Your job is to retype all of the data word for word, leaving every image out.

-- START OF Data block --

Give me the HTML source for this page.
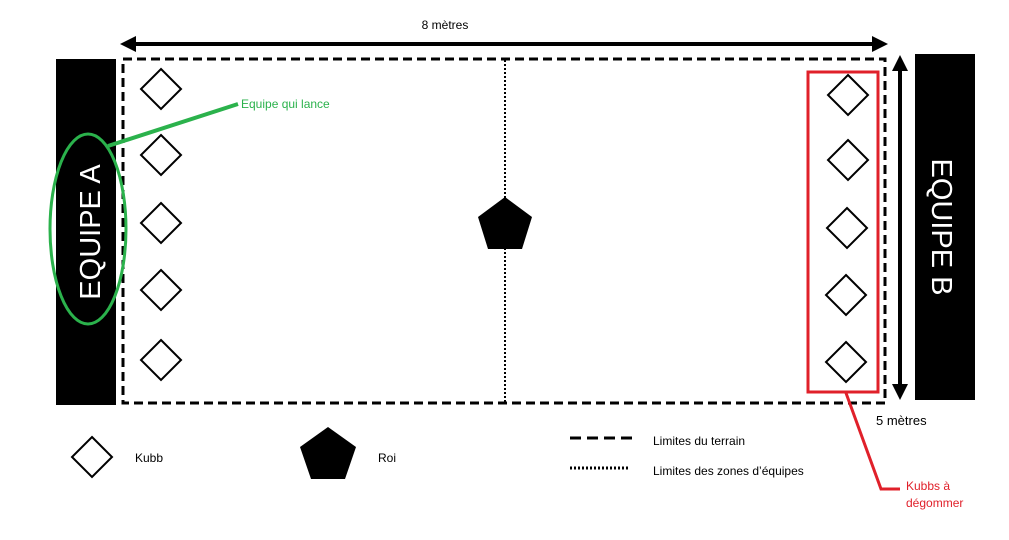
<!DOCTYPE html>
<html><head><style>body{margin:0;background:#fff}svg{display:block}text{font-family:"Liberation Sans",sans-serif}</style></head><body>
<svg width="1009" height="540" viewBox="0 0 1009 540">
<defs><marker id="a" markerWidth="4" markerHeight="4" refX="2" refY="2" orient="auto-start-reverse" markerUnits="strokeWidth"><path d="M0,0 L4,2 L0,4z" fill="#000"/></marker></defs>
<text x="445" y="29" font-size="12" text-anchor="middle">8 mètres</text>
<line x1="128" y1="44" x2="880" y2="44" stroke="#000" stroke-width="4" marker-start="url(#a)" marker-end="url(#a)"/>
<rect x="56" y="59" width="60" height="346" fill="#000"/>
<rect x="915" y="54" width="60" height="346" fill="#000"/>
<text transform="translate(100,232) rotate(-90)" font-size="29" fill="#fff" text-anchor="middle">EQUIPE A</text>
<text transform="translate(932,227) rotate(90)" font-size="29" fill="#fff" text-anchor="middle">EQUIPE B</text>
<rect x="123" y="59" width="762" height="344" fill="none" stroke="#000" stroke-width="3" stroke-dasharray="9,5"/>
<line x1="505" y1="60" x2="505" y2="402" stroke="#000" stroke-width="2" stroke-dasharray="2,2"/>
<line x1="900" y1="63" x2="900" y2="392" stroke="#000" stroke-width="4" marker-start="url(#a)" marker-end="url(#a)"/>
<text x="876" y="425" font-size="13">5 mètres</text>
<g fill="#fff" stroke="#000" stroke-width="2">
<path d="M161,69 l20,20 -20,20 -20,-20z"/><path d="M161,135 l20,20 -20,20 -20,-20z"/><path d="M161,203 l20,20 -20,20 -20,-20z"/><path d="M161,270 l20,20 -20,20 -20,-20z"/><path d="M161,340 l20,20 -20,20 -20,-20z"/>
<path d="M848,75 l20,20 -20,20 -20,-20z"/><path d="M848,140 l20,20 -20,20 -20,-20z"/><path d="M847,208 l20,20 -20,20 -20,-20z"/><path d="M846,275 l20,20 -20,20 -20,-20z"/><path d="M846,342 l20,20 -20,20 -20,-20z"/>
<path d="M92,437 l20,20 -20,20 -20,-20z"/>
</g>
<path d="M505,197 L532,217 L522,249 L488,249 L478,217Z" fill="#000"/>
<path d="M328,427 L356,447 L345,479 L311,479 L300,447Z" fill="#000"/>
<ellipse cx="88" cy="229" rx="38" ry="95" fill="none" stroke="#2bb24c" stroke-width="3"/>
<line x1="108" y1="146" x2="238" y2="104" stroke="#2bb24c" stroke-width="4"/>
<text x="241" y="108" font-size="12" fill="#2bb24c">Equipe qui lance</text>
<rect x="808" y="72" width="70" height="320" fill="none" stroke="#e0202a" stroke-width="3"/>
<polyline points="846,393 881,489 900,489" fill="none" stroke="#e0202a" stroke-width="3"/>
<text x="906" y="490" font-size="12" fill="#e0202a">Kubbs à</text>
<text x="906" y="507" font-size="12" fill="#e0202a">dégommer</text>
<text x="135" y="462" font-size="12">Kubb</text>
<text x="378" y="462" font-size="12">Roi</text>
<line x1="570" y1="438" x2="632" y2="438" stroke="#000" stroke-width="3" stroke-dasharray="11,6"/>
<line x1="570" y1="468" x2="630" y2="468" stroke="#000" stroke-width="3" stroke-dasharray="2,2"/>
<text x="653" y="445" font-size="12">Limites du terrain</text>
<text x="653" y="475" font-size="12">Limites des zones d’équipes</text>
</svg>
</body></html>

-- END OF Data block --

• **Correct answer**
Give me the HTML source for this page.
<!DOCTYPE html>
<html><head><style>body{margin:0;background:#fff}svg{display:block}text{font-family:"Liberation Sans",sans-serif}</style></head><body>
<svg width="1009" height="540" viewBox="0 0 1009 540">
<defs><marker id="a" markerWidth="4" markerHeight="4" refX="2" refY="2" orient="auto-start-reverse" markerUnits="strokeWidth"><path d="M0,0 L4,2 L0,4z" fill="#000"/></marker></defs>
<text x="445" y="29" font-size="12" text-anchor="middle">8 mètres</text>
<line x1="128" y1="44" x2="880" y2="44" stroke="#000" stroke-width="4" marker-start="url(#a)" marker-end="url(#a)"/>
<rect x="56" y="59" width="60" height="346" fill="#000"/>
<rect x="915" y="54" width="60" height="346" fill="#000"/>
<text transform="translate(100,232) rotate(-90)" font-size="29" fill="#fff" text-anchor="middle">EQUIPE A</text>
<text transform="translate(932,227) rotate(90)" font-size="29" fill="#fff" text-anchor="middle">EQUIPE B</text>
<rect x="123" y="59" width="762" height="344" fill="none" stroke="#000" stroke-width="3" stroke-dasharray="9,5"/>
<line x1="505" y1="60" x2="505" y2="402" stroke="#000" stroke-width="2" stroke-dasharray="2,2"/>
<line x1="900" y1="63" x2="900" y2="392" stroke="#000" stroke-width="4" marker-start="url(#a)" marker-end="url(#a)"/>
<text x="876" y="425" font-size="13">5 mètres</text>
<g fill="#fff" stroke="#000" stroke-width="2">
<path d="M161,69 l20,20 -20,20 -20,-20z"/><path d="M161,135 l20,20 -20,20 -20,-20z"/><path d="M161,203 l20,20 -20,20 -20,-20z"/><path d="M161,270 l20,20 -20,20 -20,-20z"/><path d="M161,340 l20,20 -20,20 -20,-20z"/>
<path d="M848,75 l20,20 -20,20 -20,-20z"/><path d="M848,140 l20,20 -20,20 -20,-20z"/><path d="M847,208 l20,20 -20,20 -20,-20z"/><path d="M846,275 l20,20 -20,20 -20,-20z"/><path d="M846,342 l20,20 -20,20 -20,-20z"/>
<path d="M92,437 l20,20 -20,20 -20,-20z"/>
</g>
<path d="M505,197 L532,217 L522,249 L488,249 L478,217Z" fill="#000"/>
<path d="M328,427 L356,447 L345,479 L311,479 L300,447Z" fill="#000"/>
<ellipse cx="88" cy="229" rx="38" ry="95" fill="none" stroke="#2bb24c" stroke-width="3"/>
<line x1="108" y1="146" x2="238" y2="104" stroke="#2bb24c" stroke-width="4"/>
<text x="241" y="108" font-size="12" fill="#2bb24c">Equipe qui lance</text>
<rect x="808" y="72" width="70" height="320" fill="none" stroke="#e0202a" stroke-width="3"/>
<polyline points="846,393 881,489 900,489" fill="none" stroke="#e0202a" stroke-width="3"/>
<text x="906" y="490" font-size="12" fill="#e0202a">Kubbs à</text>
<text x="906" y="507" font-size="12" fill="#e0202a">dégommer</text>
<text x="135" y="462" font-size="12">Kubb</text>
<text x="378" y="462" font-size="12">Roi</text>
<line x1="570" y1="438" x2="632" y2="438" stroke="#000" stroke-width="3" stroke-dasharray="11,6"/>
<line x1="570" y1="468" x2="630" y2="468" stroke="#000" stroke-width="3" stroke-dasharray="2,2"/>
<text x="653" y="445" font-size="12">Limites du terrain</text>
<text x="653" y="475" font-size="12">Limites des zones d’équipes</text>
</svg>
</body></html>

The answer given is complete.